### Written problem
Each line holding the word "this" counts once; give the total and nothing more.

### Dataset records

########################################

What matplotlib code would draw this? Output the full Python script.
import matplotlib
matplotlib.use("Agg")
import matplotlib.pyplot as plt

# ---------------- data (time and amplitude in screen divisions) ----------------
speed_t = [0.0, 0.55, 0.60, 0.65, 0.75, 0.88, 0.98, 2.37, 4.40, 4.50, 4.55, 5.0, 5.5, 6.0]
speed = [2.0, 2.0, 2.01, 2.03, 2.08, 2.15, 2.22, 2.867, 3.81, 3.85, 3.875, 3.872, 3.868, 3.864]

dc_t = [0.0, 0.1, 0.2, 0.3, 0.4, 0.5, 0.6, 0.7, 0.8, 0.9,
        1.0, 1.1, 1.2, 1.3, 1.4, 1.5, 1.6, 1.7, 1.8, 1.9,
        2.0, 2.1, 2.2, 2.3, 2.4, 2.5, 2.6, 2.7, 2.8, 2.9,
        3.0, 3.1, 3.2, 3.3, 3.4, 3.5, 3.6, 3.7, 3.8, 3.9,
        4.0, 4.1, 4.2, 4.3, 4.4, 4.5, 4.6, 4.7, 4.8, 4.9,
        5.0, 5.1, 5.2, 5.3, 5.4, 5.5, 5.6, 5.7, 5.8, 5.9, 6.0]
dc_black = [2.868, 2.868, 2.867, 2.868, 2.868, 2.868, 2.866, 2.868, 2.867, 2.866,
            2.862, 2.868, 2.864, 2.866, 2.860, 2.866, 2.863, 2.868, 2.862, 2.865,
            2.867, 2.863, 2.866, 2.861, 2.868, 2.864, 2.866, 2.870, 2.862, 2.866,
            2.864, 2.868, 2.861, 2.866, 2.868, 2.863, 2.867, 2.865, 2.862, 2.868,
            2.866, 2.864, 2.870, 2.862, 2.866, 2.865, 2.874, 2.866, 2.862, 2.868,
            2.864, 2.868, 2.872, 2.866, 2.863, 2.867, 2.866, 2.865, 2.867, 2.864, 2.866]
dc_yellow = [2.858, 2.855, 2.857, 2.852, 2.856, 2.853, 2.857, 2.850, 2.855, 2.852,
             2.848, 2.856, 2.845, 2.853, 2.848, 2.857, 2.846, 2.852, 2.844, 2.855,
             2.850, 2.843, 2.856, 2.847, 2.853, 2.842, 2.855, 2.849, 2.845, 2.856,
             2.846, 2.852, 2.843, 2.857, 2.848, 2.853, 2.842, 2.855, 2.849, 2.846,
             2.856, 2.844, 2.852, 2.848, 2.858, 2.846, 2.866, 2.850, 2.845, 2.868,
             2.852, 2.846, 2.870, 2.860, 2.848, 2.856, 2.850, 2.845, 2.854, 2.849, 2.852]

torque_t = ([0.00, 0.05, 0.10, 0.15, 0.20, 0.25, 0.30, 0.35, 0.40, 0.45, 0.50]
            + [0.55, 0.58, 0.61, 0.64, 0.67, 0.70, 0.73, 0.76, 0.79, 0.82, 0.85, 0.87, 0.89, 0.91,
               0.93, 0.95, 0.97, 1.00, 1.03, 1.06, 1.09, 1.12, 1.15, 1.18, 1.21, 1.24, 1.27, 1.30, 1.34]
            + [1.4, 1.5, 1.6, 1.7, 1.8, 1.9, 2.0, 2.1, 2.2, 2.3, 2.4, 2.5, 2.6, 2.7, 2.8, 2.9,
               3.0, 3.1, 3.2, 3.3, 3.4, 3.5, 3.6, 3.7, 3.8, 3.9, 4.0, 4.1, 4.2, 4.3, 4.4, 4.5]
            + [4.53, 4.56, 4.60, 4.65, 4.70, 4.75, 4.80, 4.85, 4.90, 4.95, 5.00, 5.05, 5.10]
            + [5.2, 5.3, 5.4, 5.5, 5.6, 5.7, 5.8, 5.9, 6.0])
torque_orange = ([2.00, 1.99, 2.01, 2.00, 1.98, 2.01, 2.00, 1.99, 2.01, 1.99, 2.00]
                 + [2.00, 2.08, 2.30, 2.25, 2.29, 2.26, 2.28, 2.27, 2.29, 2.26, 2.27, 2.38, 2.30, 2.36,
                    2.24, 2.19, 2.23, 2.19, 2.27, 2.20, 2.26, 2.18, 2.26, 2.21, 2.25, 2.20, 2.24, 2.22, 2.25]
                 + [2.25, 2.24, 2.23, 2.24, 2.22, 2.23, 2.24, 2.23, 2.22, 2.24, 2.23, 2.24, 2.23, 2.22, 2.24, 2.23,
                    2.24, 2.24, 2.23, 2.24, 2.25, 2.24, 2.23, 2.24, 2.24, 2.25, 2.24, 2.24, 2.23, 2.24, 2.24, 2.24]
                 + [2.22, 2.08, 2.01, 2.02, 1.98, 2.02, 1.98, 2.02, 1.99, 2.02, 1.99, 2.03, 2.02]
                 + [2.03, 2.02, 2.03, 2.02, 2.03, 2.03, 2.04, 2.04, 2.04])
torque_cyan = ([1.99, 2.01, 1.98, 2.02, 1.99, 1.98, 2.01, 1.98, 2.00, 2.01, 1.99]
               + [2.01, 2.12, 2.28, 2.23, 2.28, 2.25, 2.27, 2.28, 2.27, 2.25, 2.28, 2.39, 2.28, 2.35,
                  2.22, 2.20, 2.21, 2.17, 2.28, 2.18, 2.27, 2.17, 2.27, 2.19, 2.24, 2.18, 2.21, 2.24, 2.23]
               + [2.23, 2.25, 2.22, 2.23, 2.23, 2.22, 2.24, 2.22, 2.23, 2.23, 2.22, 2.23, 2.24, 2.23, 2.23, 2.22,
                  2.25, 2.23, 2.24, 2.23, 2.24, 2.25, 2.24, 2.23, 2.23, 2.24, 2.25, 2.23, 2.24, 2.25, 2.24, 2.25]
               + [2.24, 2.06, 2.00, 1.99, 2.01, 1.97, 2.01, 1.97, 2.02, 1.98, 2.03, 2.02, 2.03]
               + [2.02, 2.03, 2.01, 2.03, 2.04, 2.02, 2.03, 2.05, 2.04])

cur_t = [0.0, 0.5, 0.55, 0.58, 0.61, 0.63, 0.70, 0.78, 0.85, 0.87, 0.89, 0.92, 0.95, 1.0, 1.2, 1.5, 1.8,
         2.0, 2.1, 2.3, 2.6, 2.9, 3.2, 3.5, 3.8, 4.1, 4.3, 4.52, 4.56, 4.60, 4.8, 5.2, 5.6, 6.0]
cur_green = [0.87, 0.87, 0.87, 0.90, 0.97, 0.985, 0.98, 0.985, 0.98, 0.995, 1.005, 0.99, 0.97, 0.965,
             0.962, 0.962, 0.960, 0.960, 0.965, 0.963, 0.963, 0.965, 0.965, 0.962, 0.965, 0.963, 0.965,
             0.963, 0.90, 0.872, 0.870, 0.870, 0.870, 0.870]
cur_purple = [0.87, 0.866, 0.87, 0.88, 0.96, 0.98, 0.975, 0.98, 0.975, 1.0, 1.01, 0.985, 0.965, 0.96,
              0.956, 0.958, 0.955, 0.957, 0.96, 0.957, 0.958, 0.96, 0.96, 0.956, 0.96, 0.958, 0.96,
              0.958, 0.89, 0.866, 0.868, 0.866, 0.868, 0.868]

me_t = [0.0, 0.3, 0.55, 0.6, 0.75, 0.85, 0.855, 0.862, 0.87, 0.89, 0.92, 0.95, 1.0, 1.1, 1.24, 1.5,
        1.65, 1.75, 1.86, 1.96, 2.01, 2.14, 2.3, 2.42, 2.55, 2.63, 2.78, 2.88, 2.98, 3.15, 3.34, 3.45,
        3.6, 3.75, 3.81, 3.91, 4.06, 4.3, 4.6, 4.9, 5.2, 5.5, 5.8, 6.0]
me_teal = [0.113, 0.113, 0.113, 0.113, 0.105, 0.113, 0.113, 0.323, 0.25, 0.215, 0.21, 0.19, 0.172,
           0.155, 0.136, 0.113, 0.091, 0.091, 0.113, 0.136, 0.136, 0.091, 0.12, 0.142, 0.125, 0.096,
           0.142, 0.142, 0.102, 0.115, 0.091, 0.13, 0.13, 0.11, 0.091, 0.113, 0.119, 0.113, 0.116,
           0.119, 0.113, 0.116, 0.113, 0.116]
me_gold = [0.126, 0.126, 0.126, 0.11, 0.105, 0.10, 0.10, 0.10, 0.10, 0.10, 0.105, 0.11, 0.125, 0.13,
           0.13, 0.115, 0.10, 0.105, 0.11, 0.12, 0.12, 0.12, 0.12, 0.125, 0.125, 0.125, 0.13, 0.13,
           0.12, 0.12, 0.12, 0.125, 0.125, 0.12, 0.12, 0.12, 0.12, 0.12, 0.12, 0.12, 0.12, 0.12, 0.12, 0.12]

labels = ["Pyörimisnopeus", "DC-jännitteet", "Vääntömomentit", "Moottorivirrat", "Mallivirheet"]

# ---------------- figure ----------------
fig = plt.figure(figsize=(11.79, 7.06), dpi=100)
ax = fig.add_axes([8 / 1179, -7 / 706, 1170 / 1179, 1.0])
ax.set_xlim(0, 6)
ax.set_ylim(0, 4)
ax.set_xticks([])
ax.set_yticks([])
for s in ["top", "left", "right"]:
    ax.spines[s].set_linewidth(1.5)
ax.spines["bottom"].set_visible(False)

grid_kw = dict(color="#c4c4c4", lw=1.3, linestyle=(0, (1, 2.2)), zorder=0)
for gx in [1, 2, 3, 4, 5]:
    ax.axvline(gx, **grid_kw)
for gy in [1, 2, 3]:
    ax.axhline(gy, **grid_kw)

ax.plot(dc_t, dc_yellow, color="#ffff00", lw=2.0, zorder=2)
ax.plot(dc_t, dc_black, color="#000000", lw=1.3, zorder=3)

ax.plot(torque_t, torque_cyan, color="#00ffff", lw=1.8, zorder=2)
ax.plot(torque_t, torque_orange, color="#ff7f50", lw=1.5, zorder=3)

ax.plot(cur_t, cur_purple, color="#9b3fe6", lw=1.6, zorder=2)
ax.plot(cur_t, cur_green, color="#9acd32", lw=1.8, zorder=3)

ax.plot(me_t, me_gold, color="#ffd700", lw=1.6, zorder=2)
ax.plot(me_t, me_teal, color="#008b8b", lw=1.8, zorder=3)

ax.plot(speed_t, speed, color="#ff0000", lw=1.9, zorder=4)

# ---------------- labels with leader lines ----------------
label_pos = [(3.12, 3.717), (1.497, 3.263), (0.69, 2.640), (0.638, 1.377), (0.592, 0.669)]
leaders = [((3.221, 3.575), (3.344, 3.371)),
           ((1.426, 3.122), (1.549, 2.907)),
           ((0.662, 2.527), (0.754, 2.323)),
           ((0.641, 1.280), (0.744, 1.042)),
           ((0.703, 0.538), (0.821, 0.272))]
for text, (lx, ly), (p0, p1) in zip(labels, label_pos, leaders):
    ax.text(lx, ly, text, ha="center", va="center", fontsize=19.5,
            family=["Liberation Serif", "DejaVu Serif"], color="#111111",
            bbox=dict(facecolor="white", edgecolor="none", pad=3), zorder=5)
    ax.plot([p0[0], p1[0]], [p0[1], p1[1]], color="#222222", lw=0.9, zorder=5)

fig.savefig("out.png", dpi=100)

########################################

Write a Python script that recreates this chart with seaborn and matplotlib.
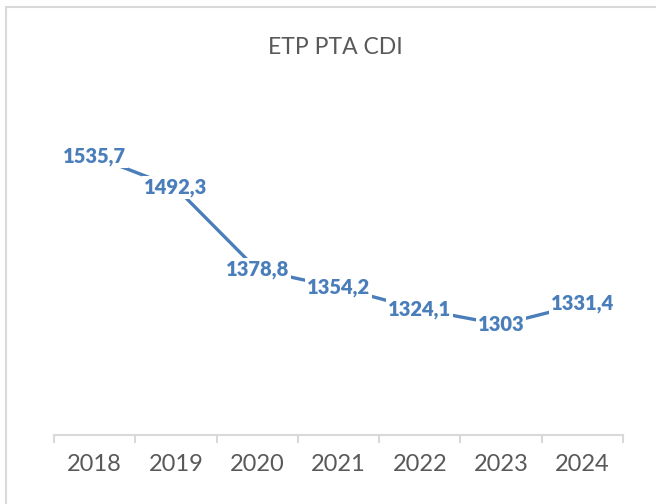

########################################

### Correct answer
2